The Pearl is tale of fortune and misfortune, or rather, mistaking one for the other.
Kino, a pearl-diver, could not believe his eyes when he pried open an oyster to find the most magnificent pearl he has ever seen, the fabled Pearl of the World. After spending all his life in poverty, Kino believed that this would change his life. His eyes envision a brighter future for his infant son, Coyotito. His heart full of hope.
In its 89-pages or so, the story of The Pearl is an allegory of every man's fate, fortunate and dreams. We all dream of that chance of a lifetime. We imagine it to occur in such way or in such form.

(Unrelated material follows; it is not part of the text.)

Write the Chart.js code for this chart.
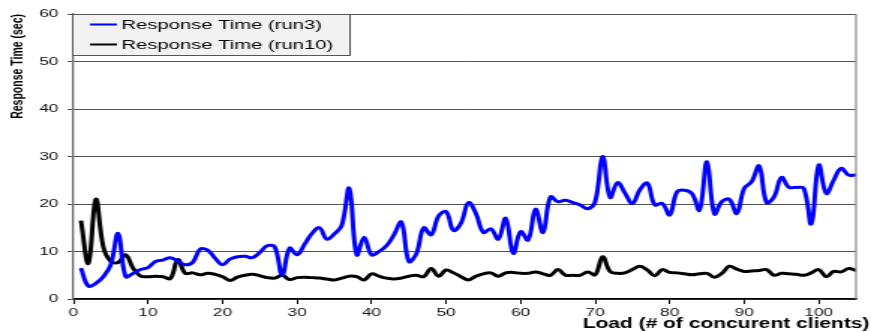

What we don't realise is how we're setting ourself up for disappointment by narrowing our view of what is good or bad. Kino's life did change after getting the pearl, although it wasn't the change he imagined.
If Allah touch thee with affliction, there is none that can relieve therefrom save Him, and if He touch thee with good fortune (there is none that can impair it); for He is Able to do all things.Was Kino wrong for being happy? Was he punished for it? In all honesty, we might reacted in the same way if we were in his shoes. Perhaps our assurance lies in believing that every benefit and harm is from Allah, and nothing is inherently beneficial or harmful. He can change benefit to harm as easy as he can change harm to benefit.
The bad things in life can turned around so long as we keep extending our prayers and continue to believe. But it's hard to do so if keep prejudging every thing that God sends our way.